## START
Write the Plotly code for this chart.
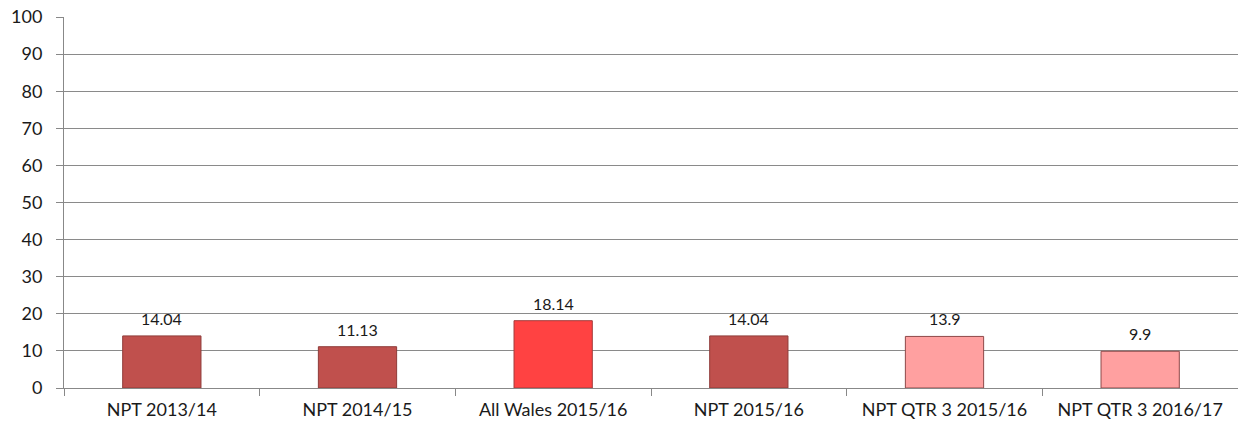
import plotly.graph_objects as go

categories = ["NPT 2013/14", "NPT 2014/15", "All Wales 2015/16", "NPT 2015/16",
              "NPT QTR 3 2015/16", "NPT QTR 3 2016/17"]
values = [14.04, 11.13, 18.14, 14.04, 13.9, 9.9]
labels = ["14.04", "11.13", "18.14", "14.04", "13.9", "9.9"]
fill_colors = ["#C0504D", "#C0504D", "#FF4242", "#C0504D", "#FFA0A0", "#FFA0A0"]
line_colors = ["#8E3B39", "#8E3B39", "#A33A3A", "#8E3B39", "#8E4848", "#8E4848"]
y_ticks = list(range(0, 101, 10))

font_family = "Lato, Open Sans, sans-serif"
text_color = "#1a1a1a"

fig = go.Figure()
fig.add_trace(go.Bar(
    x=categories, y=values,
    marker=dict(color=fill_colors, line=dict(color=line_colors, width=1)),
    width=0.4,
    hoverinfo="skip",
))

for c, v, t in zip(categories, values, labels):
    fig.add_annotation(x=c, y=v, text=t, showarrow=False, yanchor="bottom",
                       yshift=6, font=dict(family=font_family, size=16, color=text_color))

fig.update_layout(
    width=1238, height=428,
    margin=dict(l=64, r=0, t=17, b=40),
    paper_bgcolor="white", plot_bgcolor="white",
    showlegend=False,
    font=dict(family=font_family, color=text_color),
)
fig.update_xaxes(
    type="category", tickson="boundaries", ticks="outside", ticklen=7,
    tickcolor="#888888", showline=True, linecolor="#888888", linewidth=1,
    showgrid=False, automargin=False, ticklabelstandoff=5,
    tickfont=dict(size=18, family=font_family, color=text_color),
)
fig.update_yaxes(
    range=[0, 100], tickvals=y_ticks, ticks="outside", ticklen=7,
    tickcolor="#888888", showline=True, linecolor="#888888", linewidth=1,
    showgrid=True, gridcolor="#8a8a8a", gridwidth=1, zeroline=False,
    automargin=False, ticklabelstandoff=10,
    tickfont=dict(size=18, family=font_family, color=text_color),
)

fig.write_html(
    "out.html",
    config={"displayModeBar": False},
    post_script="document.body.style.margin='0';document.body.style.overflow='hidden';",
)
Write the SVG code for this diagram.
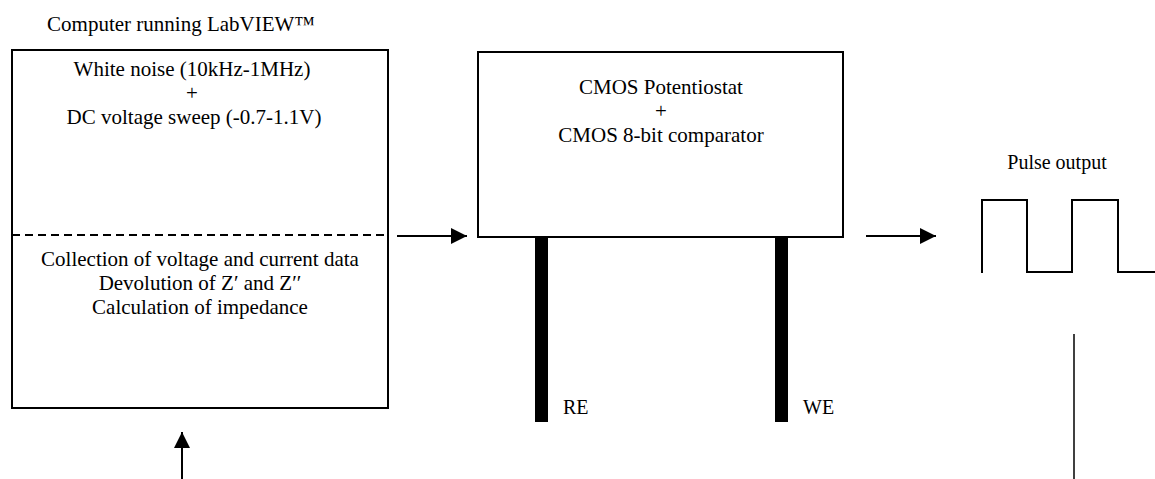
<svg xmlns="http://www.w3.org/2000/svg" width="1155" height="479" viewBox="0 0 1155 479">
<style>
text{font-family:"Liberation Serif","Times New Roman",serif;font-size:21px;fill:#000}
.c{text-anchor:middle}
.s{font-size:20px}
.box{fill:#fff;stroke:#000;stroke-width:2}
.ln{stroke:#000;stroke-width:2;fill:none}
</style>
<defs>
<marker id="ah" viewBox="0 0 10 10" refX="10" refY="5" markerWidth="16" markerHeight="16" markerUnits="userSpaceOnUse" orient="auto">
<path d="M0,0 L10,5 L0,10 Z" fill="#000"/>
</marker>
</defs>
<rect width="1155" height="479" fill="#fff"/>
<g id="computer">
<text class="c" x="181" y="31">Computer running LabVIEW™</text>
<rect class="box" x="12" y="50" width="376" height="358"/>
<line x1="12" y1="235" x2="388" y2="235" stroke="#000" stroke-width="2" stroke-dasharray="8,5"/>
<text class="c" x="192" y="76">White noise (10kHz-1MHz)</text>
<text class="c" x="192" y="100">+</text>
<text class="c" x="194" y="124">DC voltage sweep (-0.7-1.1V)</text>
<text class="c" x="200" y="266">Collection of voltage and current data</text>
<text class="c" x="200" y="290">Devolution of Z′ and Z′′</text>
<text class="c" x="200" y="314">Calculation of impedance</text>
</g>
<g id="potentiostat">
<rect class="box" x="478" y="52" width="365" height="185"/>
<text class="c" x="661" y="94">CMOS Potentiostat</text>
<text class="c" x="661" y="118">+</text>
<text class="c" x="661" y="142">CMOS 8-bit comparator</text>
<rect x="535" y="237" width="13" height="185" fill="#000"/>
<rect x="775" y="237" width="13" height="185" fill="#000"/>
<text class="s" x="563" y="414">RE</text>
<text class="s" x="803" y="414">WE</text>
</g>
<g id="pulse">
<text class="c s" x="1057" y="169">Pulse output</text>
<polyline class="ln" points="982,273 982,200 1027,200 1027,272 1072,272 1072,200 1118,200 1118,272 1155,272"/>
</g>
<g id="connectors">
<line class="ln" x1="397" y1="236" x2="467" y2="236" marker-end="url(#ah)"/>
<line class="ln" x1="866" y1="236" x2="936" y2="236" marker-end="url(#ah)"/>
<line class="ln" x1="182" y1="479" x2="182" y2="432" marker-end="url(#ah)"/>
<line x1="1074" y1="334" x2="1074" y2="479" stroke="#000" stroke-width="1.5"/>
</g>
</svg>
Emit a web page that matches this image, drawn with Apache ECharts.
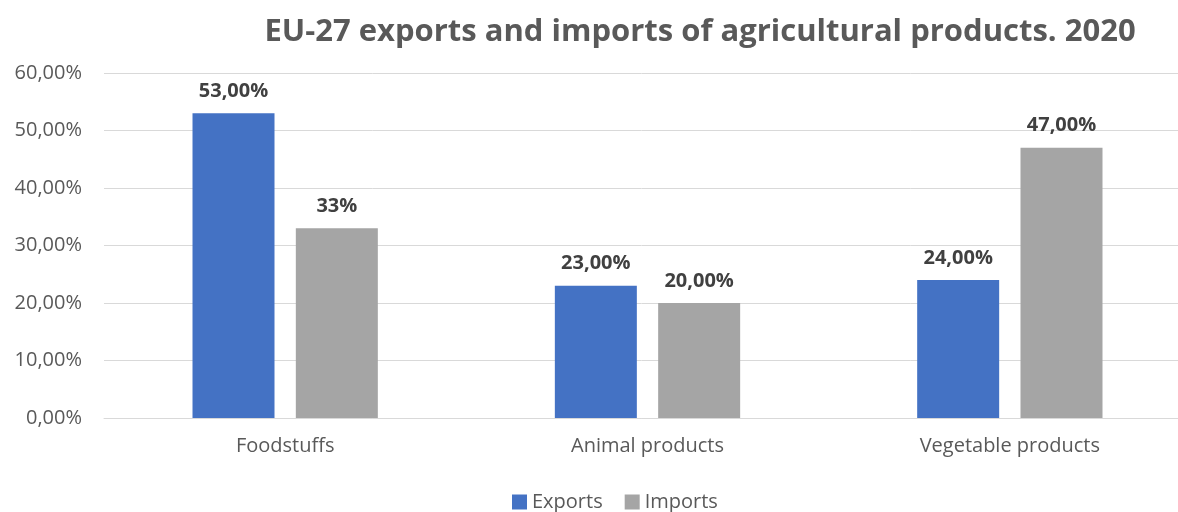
## END
Each record must be quoted in full and exactly. Do not include the pictures.

— Solution below —
Write the Plotly code for this chart.
import plotly.graph_objects as go

categories = ["NPT 2013/14", "NPT 2014/15", "All Wales 2015/16", "NPT 2015/16",
              "NPT QTR 3 2015/16", "NPT QTR 3 2016/17"]
values = [14.04, 11.13, 18.14, 14.04, 13.9, 9.9]
labels = ["14.04", "11.13", "18.14", "14.04", "13.9", "9.9"]
fill_colors = ["#C0504D", "#C0504D", "#FF4242", "#C0504D", "#FFA0A0", "#FFA0A0"]
line_colors = ["#8E3B39", "#8E3B39", "#A33A3A", "#8E3B39", "#8E4848", "#8E4848"]
y_ticks = list(range(0, 101, 10))

font_family = "Lato, Open Sans, sans-serif"
text_color = "#1a1a1a"

fig = go.Figure()
fig.add_trace(go.Bar(
    x=categories, y=values,
    marker=dict(color=fill_colors, line=dict(color=line_colors, width=1)),
    width=0.4,
    hoverinfo="skip",
))

for c, v, t in zip(categories, values, labels):
    fig.add_annotation(x=c, y=v, text=t, showarrow=False, yanchor="bottom",
                       yshift=6, font=dict(family=font_family, size=16, color=text_color))

fig.update_layout(
    width=1238, height=428,
    margin=dict(l=64, r=0, t=17, b=40),
    paper_bgcolor="white", plot_bgcolor="white",
    showlegend=False,
    font=dict(family=font_family, color=text_color),
)
fig.update_xaxes(
    type="category", tickson="boundaries", ticks="outside", ticklen=7,
    tickcolor="#888888", showline=True, linecolor="#888888", linewidth=1,
    showgrid=False, automargin=False, ticklabelstandoff=5,
    tickfont=dict(size=18, family=font_family, color=text_color),
)
fig.update_yaxes(
    range=[0, 100], tickvals=y_ticks, ticks="outside", ticklen=7,
    tickcolor="#888888", showline=True, linecolor="#888888", linewidth=1,
    showgrid=True, gridcolor="#8a8a8a", gridwidth=1, zeroline=False,
    automargin=False, ticklabelstandoff=10,
    tickfont=dict(size=18, family=font_family, color=text_color),
)

fig.write_html(
    "out.html",
    config={"displayModeBar": False},
    post_script="document.body.style.margin='0';document.body.style.overflow='hidden';",
)
Write the SVG code for this diagram.
<svg xmlns="http://www.w3.org/2000/svg" width="1155" height="479" viewBox="0 0 1155 479">
<style>
text{font-family:"Liberation Serif","Times New Roman",serif;font-size:21px;fill:#000}
.c{text-anchor:middle}
.s{font-size:20px}
.box{fill:#fff;stroke:#000;stroke-width:2}
.ln{stroke:#000;stroke-width:2;fill:none}
</style>
<defs>
<marker id="ah" viewBox="0 0 10 10" refX="10" refY="5" markerWidth="16" markerHeight="16" markerUnits="userSpaceOnUse" orient="auto">
<path d="M0,0 L10,5 L0,10 Z" fill="#000"/>
</marker>
</defs>
<rect width="1155" height="479" fill="#fff"/>
<g id="computer">
<text class="c" x="181" y="31">Computer running LabVIEW™</text>
<rect class="box" x="12" y="50" width="376" height="358"/>
<line x1="12" y1="235" x2="388" y2="235" stroke="#000" stroke-width="2" stroke-dasharray="8,5"/>
<text class="c" x="192" y="76">White noise (10kHz-1MHz)</text>
<text class="c" x="192" y="100">+</text>
<text class="c" x="194" y="124">DC voltage sweep (-0.7-1.1V)</text>
<text class="c" x="200" y="266">Collection of voltage and current data</text>
<text class="c" x="200" y="290">Devolution of Z′ and Z′′</text>
<text class="c" x="200" y="314">Calculation of impedance</text>
</g>
<g id="potentiostat">
<rect class="box" x="478" y="52" width="365" height="185"/>
<text class="c" x="661" y="94">CMOS Potentiostat</text>
<text class="c" x="661" y="118">+</text>
<text class="c" x="661" y="142">CMOS 8-bit comparator</text>
<rect x="535" y="237" width="13" height="185" fill="#000"/>
<rect x="775" y="237" width="13" height="185" fill="#000"/>
<text class="s" x="563" y="414">RE</text>
<text class="s" x="803" y="414">WE</text>
</g>
<g id="pulse">
<text class="c s" x="1057" y="169">Pulse output</text>
<polyline class="ln" points="982,273 982,200 1027,200 1027,272 1072,272 1072,200 1118,200 1118,272 1155,272"/>
</g>
<g id="connectors">
<line class="ln" x1="397" y1="236" x2="467" y2="236" marker-end="url(#ah)"/>
<line class="ln" x1="866" y1="236" x2="936" y2="236" marker-end="url(#ah)"/>
<line class="ln" x1="182" y1="479" x2="182" y2="432" marker-end="url(#ah)"/>
<line x1="1074" y1="334" x2="1074" y2="479" stroke="#000" stroke-width="1.5"/>
</g>
</svg>
Emit a web page that matches this image, drawn with Apache ECharts.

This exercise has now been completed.